§ **WHAT NEEDS TO BE DONE**: Copy exactly the block of lines between the one containing "Write the TikZ code for this diagram." and the one containing "(letterin) at (251.7,164.7);", inclusive.

§ **TASK MATERIAL**:
######
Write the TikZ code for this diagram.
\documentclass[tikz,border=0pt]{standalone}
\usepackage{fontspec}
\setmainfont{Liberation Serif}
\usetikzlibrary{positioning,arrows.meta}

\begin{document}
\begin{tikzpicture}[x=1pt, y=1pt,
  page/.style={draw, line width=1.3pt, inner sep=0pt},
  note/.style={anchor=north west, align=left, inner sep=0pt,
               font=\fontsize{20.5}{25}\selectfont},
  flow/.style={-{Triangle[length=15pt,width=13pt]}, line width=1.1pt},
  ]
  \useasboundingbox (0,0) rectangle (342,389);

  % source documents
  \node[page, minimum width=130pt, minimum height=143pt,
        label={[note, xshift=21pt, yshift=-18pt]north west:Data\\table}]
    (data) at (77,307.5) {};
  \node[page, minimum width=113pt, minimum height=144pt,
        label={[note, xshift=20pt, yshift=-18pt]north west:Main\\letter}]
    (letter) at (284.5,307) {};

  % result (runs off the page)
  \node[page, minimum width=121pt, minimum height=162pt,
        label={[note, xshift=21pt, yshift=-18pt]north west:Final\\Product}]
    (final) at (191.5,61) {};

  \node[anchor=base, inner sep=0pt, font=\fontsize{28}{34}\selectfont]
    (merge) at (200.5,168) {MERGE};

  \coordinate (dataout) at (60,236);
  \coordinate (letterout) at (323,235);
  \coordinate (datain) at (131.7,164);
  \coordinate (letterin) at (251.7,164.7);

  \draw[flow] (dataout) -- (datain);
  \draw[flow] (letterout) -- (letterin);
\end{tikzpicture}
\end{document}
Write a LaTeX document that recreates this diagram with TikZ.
######
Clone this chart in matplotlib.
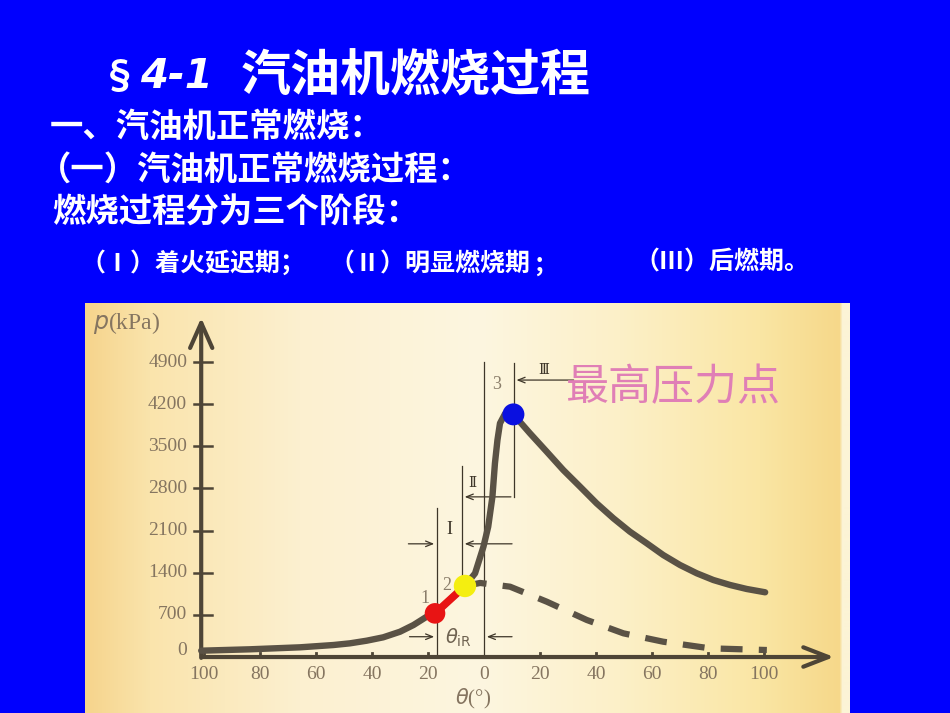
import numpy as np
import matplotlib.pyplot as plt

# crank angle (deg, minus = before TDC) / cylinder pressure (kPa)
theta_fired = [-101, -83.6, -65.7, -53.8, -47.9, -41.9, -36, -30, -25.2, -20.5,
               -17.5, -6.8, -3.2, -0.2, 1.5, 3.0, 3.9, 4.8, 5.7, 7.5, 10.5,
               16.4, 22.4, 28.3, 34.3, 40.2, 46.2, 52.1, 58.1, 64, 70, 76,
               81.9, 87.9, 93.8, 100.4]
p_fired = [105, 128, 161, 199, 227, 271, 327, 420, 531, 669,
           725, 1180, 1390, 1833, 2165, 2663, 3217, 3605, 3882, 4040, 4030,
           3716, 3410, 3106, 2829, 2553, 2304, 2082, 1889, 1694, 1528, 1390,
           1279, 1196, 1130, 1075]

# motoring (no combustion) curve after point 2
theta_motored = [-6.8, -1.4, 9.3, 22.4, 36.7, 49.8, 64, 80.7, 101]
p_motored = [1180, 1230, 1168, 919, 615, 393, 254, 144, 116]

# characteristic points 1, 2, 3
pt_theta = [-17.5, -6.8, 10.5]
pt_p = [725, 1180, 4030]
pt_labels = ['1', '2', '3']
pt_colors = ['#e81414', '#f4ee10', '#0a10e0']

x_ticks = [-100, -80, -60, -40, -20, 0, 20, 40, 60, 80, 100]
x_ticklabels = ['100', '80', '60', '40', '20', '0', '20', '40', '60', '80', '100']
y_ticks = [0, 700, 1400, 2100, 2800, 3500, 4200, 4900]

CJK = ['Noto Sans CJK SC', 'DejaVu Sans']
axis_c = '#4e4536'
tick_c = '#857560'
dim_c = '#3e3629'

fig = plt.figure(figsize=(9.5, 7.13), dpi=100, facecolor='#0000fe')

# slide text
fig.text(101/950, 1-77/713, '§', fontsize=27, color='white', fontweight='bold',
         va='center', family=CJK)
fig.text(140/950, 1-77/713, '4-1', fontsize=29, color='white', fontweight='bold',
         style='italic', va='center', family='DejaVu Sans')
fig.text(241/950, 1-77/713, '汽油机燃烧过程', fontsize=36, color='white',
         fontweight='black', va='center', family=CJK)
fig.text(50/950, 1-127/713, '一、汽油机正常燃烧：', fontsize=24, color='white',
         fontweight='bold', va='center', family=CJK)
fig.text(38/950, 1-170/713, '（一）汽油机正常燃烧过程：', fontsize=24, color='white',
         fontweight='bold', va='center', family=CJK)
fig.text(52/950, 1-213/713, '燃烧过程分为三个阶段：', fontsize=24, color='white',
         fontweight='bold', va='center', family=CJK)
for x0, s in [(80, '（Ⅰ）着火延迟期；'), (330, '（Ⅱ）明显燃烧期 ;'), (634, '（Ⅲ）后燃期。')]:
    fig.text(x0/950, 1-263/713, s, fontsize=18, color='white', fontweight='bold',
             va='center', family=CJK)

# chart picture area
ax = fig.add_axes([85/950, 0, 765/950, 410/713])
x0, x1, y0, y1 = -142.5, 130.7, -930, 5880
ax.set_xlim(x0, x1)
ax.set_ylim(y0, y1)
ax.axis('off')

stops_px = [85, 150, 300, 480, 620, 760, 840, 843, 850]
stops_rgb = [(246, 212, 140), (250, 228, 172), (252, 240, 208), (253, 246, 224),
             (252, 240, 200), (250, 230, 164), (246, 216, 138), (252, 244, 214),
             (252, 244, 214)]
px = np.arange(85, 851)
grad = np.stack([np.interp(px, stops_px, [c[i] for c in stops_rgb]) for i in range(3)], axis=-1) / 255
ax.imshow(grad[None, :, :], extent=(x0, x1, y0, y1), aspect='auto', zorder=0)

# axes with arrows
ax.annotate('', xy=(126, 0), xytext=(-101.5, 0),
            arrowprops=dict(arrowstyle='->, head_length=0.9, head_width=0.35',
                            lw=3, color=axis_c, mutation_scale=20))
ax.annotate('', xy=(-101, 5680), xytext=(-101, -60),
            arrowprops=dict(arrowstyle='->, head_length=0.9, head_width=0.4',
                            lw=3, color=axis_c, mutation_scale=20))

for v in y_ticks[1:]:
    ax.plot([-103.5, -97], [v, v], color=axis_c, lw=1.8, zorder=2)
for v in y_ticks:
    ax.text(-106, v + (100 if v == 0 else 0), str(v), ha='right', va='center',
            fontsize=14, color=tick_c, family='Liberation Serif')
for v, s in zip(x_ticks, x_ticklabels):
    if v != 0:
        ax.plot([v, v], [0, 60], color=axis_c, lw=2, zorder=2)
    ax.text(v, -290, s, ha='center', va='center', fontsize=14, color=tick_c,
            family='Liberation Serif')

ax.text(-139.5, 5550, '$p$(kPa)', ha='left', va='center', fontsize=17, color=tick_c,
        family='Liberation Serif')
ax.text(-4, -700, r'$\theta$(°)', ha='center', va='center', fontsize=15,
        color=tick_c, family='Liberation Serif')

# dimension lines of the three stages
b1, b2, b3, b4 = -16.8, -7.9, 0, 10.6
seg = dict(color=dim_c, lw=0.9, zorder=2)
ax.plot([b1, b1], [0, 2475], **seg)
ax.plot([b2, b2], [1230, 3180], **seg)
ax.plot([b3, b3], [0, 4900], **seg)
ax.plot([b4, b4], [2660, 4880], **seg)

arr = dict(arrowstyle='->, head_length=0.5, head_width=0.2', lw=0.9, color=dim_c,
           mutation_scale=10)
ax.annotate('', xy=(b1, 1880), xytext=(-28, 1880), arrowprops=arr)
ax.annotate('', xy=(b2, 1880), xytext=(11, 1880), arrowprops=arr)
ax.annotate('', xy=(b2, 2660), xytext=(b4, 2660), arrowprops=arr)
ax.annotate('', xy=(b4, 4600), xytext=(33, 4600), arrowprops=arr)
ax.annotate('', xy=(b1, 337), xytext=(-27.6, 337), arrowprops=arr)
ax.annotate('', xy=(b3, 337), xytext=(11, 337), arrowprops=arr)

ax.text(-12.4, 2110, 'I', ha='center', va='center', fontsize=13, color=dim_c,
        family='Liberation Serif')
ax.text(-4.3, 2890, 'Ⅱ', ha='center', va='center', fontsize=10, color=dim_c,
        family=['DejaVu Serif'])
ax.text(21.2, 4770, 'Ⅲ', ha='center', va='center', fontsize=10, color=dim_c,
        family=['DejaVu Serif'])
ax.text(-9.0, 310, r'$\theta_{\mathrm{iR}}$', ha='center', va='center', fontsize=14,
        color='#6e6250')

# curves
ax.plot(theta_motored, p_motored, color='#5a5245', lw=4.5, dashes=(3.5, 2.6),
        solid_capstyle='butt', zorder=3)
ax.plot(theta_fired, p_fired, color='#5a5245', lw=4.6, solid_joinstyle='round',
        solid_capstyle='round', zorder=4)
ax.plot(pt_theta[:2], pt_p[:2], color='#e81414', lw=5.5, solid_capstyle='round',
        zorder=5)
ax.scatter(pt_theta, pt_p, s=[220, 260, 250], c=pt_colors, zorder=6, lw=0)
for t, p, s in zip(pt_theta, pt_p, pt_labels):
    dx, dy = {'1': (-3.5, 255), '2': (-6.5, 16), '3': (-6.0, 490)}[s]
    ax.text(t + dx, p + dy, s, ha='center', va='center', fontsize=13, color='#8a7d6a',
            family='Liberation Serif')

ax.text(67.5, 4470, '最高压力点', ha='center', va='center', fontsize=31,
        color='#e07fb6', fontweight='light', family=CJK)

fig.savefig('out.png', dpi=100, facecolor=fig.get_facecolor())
######
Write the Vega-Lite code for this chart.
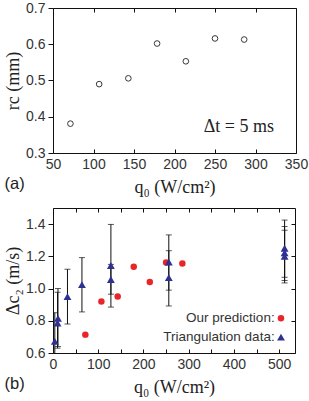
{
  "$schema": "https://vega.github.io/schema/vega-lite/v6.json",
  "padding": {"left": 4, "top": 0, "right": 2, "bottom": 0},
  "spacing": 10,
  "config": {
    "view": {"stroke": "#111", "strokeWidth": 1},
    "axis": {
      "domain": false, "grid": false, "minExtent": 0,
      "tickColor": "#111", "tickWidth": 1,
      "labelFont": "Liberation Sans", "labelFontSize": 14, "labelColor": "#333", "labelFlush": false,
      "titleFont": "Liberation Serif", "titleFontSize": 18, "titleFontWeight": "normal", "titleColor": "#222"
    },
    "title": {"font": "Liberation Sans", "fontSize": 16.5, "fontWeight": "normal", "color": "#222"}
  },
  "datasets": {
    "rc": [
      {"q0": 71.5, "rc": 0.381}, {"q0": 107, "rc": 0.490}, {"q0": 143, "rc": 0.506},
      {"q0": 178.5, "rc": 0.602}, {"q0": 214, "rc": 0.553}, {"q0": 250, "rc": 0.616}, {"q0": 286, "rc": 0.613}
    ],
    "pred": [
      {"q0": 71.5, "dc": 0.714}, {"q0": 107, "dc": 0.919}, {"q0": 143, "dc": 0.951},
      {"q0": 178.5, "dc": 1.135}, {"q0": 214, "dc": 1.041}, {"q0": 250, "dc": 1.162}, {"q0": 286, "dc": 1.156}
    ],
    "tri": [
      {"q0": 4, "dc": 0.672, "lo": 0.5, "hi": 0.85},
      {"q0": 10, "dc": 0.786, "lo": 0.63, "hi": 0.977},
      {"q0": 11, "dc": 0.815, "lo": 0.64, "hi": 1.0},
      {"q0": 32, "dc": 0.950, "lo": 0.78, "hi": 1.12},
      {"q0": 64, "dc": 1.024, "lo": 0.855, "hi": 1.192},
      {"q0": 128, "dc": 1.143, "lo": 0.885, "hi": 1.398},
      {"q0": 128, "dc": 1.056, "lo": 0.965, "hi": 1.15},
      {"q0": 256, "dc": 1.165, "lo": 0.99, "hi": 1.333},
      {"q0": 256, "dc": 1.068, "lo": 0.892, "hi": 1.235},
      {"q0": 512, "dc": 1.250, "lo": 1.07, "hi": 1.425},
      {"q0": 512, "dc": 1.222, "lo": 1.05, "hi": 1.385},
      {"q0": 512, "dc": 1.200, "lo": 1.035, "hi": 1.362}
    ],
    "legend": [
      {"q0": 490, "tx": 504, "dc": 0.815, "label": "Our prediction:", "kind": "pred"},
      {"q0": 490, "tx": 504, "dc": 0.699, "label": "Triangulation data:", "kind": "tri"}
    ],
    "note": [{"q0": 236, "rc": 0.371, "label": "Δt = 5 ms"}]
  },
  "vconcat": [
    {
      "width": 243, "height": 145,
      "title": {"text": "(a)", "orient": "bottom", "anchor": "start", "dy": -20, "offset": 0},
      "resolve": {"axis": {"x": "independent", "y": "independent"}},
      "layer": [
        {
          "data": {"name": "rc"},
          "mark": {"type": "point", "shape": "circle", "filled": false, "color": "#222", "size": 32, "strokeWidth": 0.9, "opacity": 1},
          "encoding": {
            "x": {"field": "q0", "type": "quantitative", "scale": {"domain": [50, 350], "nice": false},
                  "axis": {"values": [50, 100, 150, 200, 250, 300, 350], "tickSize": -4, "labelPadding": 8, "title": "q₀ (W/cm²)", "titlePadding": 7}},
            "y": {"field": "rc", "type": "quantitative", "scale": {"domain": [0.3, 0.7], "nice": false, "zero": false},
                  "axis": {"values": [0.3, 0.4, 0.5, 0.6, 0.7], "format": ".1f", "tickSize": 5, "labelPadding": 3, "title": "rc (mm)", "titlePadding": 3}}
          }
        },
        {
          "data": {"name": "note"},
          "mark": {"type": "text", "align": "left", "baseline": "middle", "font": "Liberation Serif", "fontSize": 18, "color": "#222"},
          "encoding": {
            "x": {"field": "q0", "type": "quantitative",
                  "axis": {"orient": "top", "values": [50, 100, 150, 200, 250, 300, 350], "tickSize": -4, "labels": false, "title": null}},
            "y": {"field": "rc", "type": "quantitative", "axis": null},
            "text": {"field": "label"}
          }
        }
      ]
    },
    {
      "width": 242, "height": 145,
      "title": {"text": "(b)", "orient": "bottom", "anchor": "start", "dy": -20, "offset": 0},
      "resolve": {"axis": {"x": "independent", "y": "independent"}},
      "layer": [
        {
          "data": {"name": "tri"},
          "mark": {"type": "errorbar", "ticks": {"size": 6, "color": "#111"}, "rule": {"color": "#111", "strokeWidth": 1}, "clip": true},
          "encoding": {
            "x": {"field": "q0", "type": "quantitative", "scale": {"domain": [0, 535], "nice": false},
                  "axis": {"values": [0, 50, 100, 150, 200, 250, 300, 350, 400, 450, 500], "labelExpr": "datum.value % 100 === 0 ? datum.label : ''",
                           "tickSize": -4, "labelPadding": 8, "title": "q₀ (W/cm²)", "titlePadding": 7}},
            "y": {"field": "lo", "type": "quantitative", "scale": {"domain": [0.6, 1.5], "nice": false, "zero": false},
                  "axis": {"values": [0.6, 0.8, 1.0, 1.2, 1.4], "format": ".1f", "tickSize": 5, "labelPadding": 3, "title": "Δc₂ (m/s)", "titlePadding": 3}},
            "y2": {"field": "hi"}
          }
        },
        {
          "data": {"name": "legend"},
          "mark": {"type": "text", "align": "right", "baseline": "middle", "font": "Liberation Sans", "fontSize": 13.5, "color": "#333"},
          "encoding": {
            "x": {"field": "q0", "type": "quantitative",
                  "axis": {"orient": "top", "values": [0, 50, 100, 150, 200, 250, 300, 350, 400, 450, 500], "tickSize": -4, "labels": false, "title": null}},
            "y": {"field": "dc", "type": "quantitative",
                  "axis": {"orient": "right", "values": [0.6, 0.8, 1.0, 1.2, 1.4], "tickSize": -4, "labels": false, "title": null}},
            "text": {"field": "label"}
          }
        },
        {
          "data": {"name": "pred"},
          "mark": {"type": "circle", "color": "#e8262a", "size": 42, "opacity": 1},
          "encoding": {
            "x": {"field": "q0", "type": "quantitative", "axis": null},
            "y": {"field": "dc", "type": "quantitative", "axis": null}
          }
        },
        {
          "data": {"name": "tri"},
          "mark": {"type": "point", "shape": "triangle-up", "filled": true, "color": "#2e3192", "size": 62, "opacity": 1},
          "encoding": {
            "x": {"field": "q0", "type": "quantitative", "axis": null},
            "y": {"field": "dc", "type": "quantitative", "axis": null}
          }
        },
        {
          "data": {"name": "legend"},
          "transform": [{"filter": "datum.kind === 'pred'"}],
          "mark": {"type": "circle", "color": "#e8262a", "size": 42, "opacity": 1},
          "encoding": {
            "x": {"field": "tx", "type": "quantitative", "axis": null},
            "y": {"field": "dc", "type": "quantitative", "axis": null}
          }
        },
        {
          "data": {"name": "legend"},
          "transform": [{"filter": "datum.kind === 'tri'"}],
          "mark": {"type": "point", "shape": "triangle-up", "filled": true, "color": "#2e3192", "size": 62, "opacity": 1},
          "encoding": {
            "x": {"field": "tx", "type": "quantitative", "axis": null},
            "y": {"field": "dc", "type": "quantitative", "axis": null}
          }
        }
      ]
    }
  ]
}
######
§ **TASK SOLUTION**:
Write the TikZ code for this diagram.
\documentclass[tikz,border=0pt]{standalone}
\usepackage{fontspec}
\setmainfont{Liberation Serif}
\usetikzlibrary{positioning,arrows.meta}

\begin{document}
\begin{tikzpicture}[x=1pt, y=1pt,
  page/.style={draw, line width=1.3pt, inner sep=0pt},
  note/.style={anchor=north west, align=left, inner sep=0pt,
               font=\fontsize{20.5}{25}\selectfont},
  flow/.style={-{Triangle[length=15pt,width=13pt]}, line width=1.1pt},
  ]
  \useasboundingbox (0,0) rectangle (342,389);

  % source documents
  \node[page, minimum width=130pt, minimum height=143pt,
        label={[note, xshift=21pt, yshift=-18pt]north west:Data\\table}]
    (data) at (77,307.5) {};
  \node[page, minimum width=113pt, minimum height=144pt,
        label={[note, xshift=20pt, yshift=-18pt]north west:Main\\letter}]
    (letter) at (284.5,307) {};

  % result (runs off the page)
  \node[page, minimum width=121pt, minimum height=162pt,
        label={[note, xshift=21pt, yshift=-18pt]north west:Final\\Product}]
    (final) at (191.5,61) {};

  \node[anchor=base, inner sep=0pt, font=\fontsize{28}{34}\selectfont]
    (merge) at (200.5,168) {MERGE};

  \coordinate (dataout) at (60,236);
  \coordinate (letterout) at (323,235);
  \coordinate (datain) at (131.7,164);
  \coordinate (letterin) at (251.7,164.7);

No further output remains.